Le premier embarcadère de type « Vauxhall anglais », rationaliste et fonctionnel, a dû être rapidement transplanté à Lille en raison de son exiguïté, cédant la place à la gare actuelle. Chef-d’oeuvre de Jacques Ignace Hittorff, l’architecte préféré de l’empereur Napoléon III, la seconde gare est ornementée de vingt-trois monumentales statues, réalisées pour la moitié d’entre elles par les sculpteurs de l’Opéra de Paris dont la construction a débuté la même année, en 1861. Cependant l’histoire de la gare du Nord ne peut se résumer à sa monumentalité, au commerce ou à la finance. Elle s’inscrit dans le creuset d’une fresque urbaine et d’anthropologie sociale de ce quartier du Xe arrondissement de Paris, très industrieux au XIXe siècle. Elle nous transporte au-delà, en banlieue, lorsque dans le sillon de ses lignes ferroviaires des villages vont se transformer en villes. Elle nous conduit aussi sur les champs de courses de la Belle Époque, à Enghien et à Chantilly, ou plus tristement sur les « champs d’horreur » de la guerre de 14-18. La gare du Nord participe également à la mise en oeuvre de techniques novatrices, avec la mise en circulation de locomotives performantes et de grands trains comme la Flèche d’Or. C’est aussi un moment où les voyageurs de différentes classes sociales se croisent sur les quais dans la salle des pas perdus. L’ouvrier s’endimanche pour ressembler au bourgeois et à défaut de pouvoir se rendre sur les plages du Touquet et du Tréport, il se contentera d’un voyage en train pour rejoindre la forêt de Montmorency ou la plage fluviale de L’Isle-Adam. La gare du Nord fut la première gare des plages…

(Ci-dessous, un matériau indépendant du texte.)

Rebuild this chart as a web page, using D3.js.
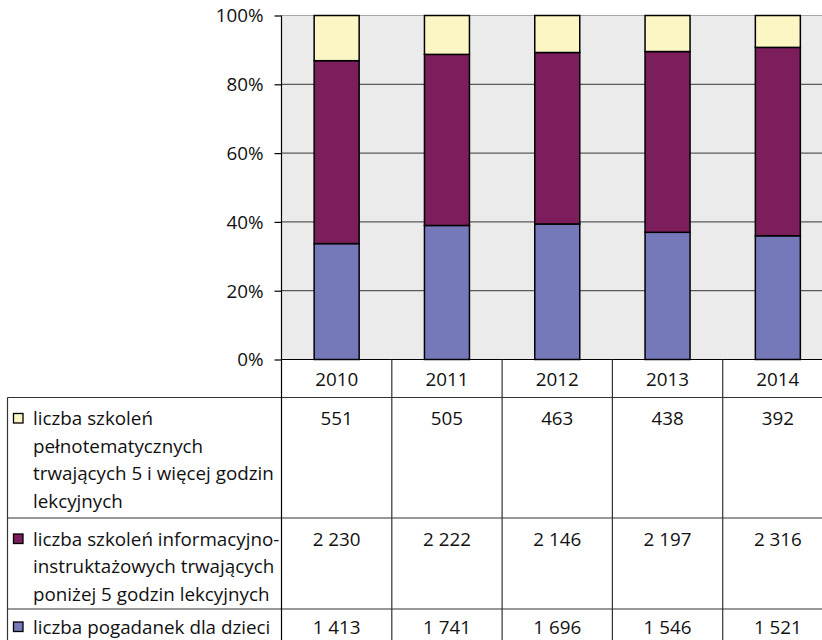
<!DOCTYPE html>
<html><head><meta charset="utf-8">
<script src="https://cdn.jsdelivr.net/npm/d3@7"></script>
<style>html,body{margin:0;padding:0;background:#fff;overflow:hidden}svg{display:block}</style>
</head><body>
<svg id="c" width="822" height="640"></svg>
<script>
const years = ["2010","2011","2012","2013","2014"];
const seriesNames = [
  ["liczba szkoleń","pełnotematycznych","trwających 5 i więcej godzin","lekcyjnych"],
  ["liczba szkoleń informacyjno-","instruktażowych trwających","poniżej 5 godzin lekcyjnych"],
  ["liczba pogadanek dla dzieci"]
];
const szkoleniaPelne = [551, 505, 463, 438, 392];
const szkoleniaInfo = [2230, 2222, 2146, 2197, 2316];
const pogadanki = [1413, 1741, 1696, 1546, 1521];
const yTicks = [0, 0.2, 0.4, 0.6, 0.8, 1.0];
const colors = ["#FBF6C4", "#7C1E5B", "#7579B9"];

const font = "'Open Sans', 'Noto Sans', sans-serif";
const svg = d3.select("#c");

// fit font size so the widest label line matches the reference width (~241px)
const probe = svg.append("text").attr("font-family", font).attr("font-size", 20).text("trwających 5 i więcej godzin");
const w20 = probe.node().getComputedTextLength();
probe.remove();
const fs = Math.max(14, Math.min(19, 20 * 241 / w20));

const rows = [
  {key:"pelne", names:seriesNames[0], values:szkoleniaPelne, color:colors[0]},
  {key:"info", names:seriesNames[1], values:szkoleniaInfo, color:colors[1]},
  {key:"pog", names:seriesNames[2], values:pogadanki, color:colors[2]}
];
const data = years.map((y,i)=>({year:y, pog:pogadanki[i], info:szkoleniaInfo[i], pelne:szkoleniaPelne[i]}));
const stack = d3.stack().keys(["pog","info","pelne"]).offset(d3.stackOffsetExpand);
const stacked = stack(data);

const x = d3.scaleBand().domain(years).range([281.5, 833]).padding(0);
const y = d3.scaleLinear().domain([0,1]).range([359.5, 15.5]);
const barW = 45;

svg.append("rect").attr("x", x.range()[0]).attr("y", y(1)).attr("width", x.range()[1]-x.range()[0]).attr("height", y(0)-y(1)).attr("fill","#EBEBEB");

svg.append("g").selectAll("line").data(yTicks.filter(t=>t>0)).join("line")
  .attr("x1", x.range()[0]).attr("x2", x.range()[1])
  .attr("y1", d=>y(d)).attr("y2", d=>y(d))
  .attr("stroke", d=> d===1 ? "#a8a8a8" : "#5a5a5a").attr("stroke-width", 1.2);

const colorMap = {pog:colors[2], info:colors[1], pelne:colors[0]};
svg.append("g").selectAll("g").data(stacked).join("g")
  .attr("fill", d=>colorMap[d.key])
  .selectAll("rect").data(d=>d).join("rect")
  .attr("x", d=>x(d.data.year)+x.bandwidth()/2-barW/2)
  .attr("width", barW)
  .attr("y", d=>y(d[1]))
  .attr("height", d=>y(d[0])-y(d[1]))
  .attr("stroke","#000").attr("stroke-width",1.5);

const yAxis = d3.axisLeft(y).tickValues(yTicks).tickFormat(d3.format(".0%")).tickSize(7).tickPadding(11);
const ga = svg.append("g").attr("transform", `translate(${x.range()[0]},0)`).call(yAxis);
ga.select(".domain").attr("stroke","#000").attr("stroke-width",1.2).attr("d", `M-0,${y(1)}V${y(0)}`);
ga.selectAll(".tick line").attr("stroke","#000").attr("stroke-width",1.2);
ga.selectAll(".tick text").attr("font-family", font).attr("font-size", fs).attr("fill","#111").attr("dy","0.34em");

const loc = d3.formatLocale({decimal:",", thousands:"\u00a0", grouping:[3], currency:["","zł"]});
const fmt = loc.format(",d");
const tableLeft = 7.5, headerTop = y(0), headerBottom = 397.5;
const rowTops = [397.5, 518, 609];
const rowBaseOffsets = [27.5, 27.5, 24.5];
const lineColor = "#333";
const tg = svg.append("g");

tg.selectAll("text.hdr").data(years).join("text").attr("class","hdr")
  .attr("x", d=>x(d)+x.bandwidth()/2).attr("y", headerBottom-12)
  .attr("text-anchor","middle").attr("font-family",font).attr("font-size",fs).attr("fill","#111")
  .text(d=>d);

tg.append("line").attr("x1", x.range()[0]).attr("x2", x.range()[1]).attr("y1", headerTop).attr("y2", headerTop).attr("stroke","#000").attr("stroke-width",1.2);
rowTops.forEach(t=>{
  tg.append("line").attr("x1", tableLeft).attr("x2", x.range()[1]).attr("y1", t).attr("y2", t).attr("stroke",lineColor).attr("stroke-width",1.2);
});
years.forEach(yr=>{
  const xv = x(yr)+x.bandwidth();
  tg.append("line").attr("x1", xv).attr("x2", xv).attr("y1", headerTop).attr("y2", 640).attr("stroke",lineColor).attr("stroke-width",1.2);
});
tg.append("line").attr("x1", x.range()[0]).attr("x2", x.range()[0]).attr("y1", headerTop).attr("y2", 640).attr("stroke","#000").attr("stroke-width",1.2);
tg.append("line").attr("x1", tableLeft).attr("x2", tableLeft).attr("y1", rowTops[0]).attr("y2", 640).attr("stroke",lineColor).attr("stroke-width",1.2);

rows.forEach((r,ri)=>{
  const top = rowTops[ri];
  const base = top + rowBaseOffsets[ri];
  tg.append("rect").attr("x", 13.5).attr("y", base-11.5).attr("width", 9.5).attr("height", 9.5)
    .attr("fill", r.color).attr("stroke","#000").attr("stroke-width",1.3);
  r.names.forEach((ln,li)=>{
    tg.append("text").attr("x", 33).attr("y", base + li*27.7)
      .attr("font-family",font).attr("font-size",fs).attr("fill","#111").text(ln);
  });
  r.values.forEach((v,vi)=>{
    tg.append("text").attr("x", x(years[vi])+x.bandwidth()/2).attr("y", base)
      .attr("text-anchor","middle").attr("font-family",font).attr("font-size",fs).attr("fill","#111").text(fmt(v));
  });
});
</script>
</body></html>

On pourra trouver dans cet ouvrage de quoi susciter de l’intérêt pour le matériel ferroviaire, le fonctionnement des grands ateliers comme le Landy et le Bourget, les dépôts de locomotives (la Chapelle, la Plaine-Saint-Denis, Bobigny, Mitry…), histoires mêlées à la geste cheminote. Des prototypes surgissent de ces sanctuaires, « grandes roues » battant la campagne ou, moins nobles mais pittoresques, ceux qui sillonnent la banlieue parisienne et ses deux Ceintures. Entre les grèves et les mouvements sociaux, la Seconde Guerre mondiale plonge la population dans les heures sombres de l’Occupation. Ce sont les déportations massives organisées par les nazis depuis le camp de Drancy vers Auschwitz à partir des gares du Bourget puis de Bobigny. Ce sont des pages qui relatent aussi la Résistance et la Libération et le rôle particulier que les cheminots ont joué au cours de cette période cruciale. Avec le basculement dans l’après-guerre, s’ouvre une ère de désindustrialisation progressive de la petite couronne de Paris, qui se conjuguera avec la fin des « vapeurs ». L’électrification des grandes lignes du Nord et de la banlieue ouvre alors la voie à d’autres grands trains, à d’autres méthodes de travail. Au fil du temps, la gare du Nord n’a cessé de se transformer de l’intérieur – sans que les travaux n’empêchent jamais son exploitation.
Enchâssée dans son corset d’architecture monumentale, il n’a pas été possible de l’agrandir sur ses côtés. L’interconnexion des rames RER dans la gare souterraine, l’aménagement d’une gare annexe banlieue puis l’arrivée des TGV nationaux et internationaux obligèrent donc à une reconfiguration importante de ses espaces, en surface et en sous-sol. Les évolutions de la gare, qui intervinrent à un rythme régulier pendant les 150 ans de son histoire, suivent et reflètent les évolutions de sa fréquentation et de ses usages : migrations pendulaires pour la banlieue ou la Picardie, grands voyageurs de province, départ par le RER B pour l’aéroport de Roissy, touristes étrangers débarquant de Londres, d’Amsterdam ou de Cologne pour visiter Paris… Alors que son trafic ne cesse d’augmenter chaque année, l’imposant programme de rénovation et de modernisation lancé en 2014 constitue un nouvel enjeu, une nouvelle métamorphose. La gare du Nord, première gare d’Europe, continue son histoire.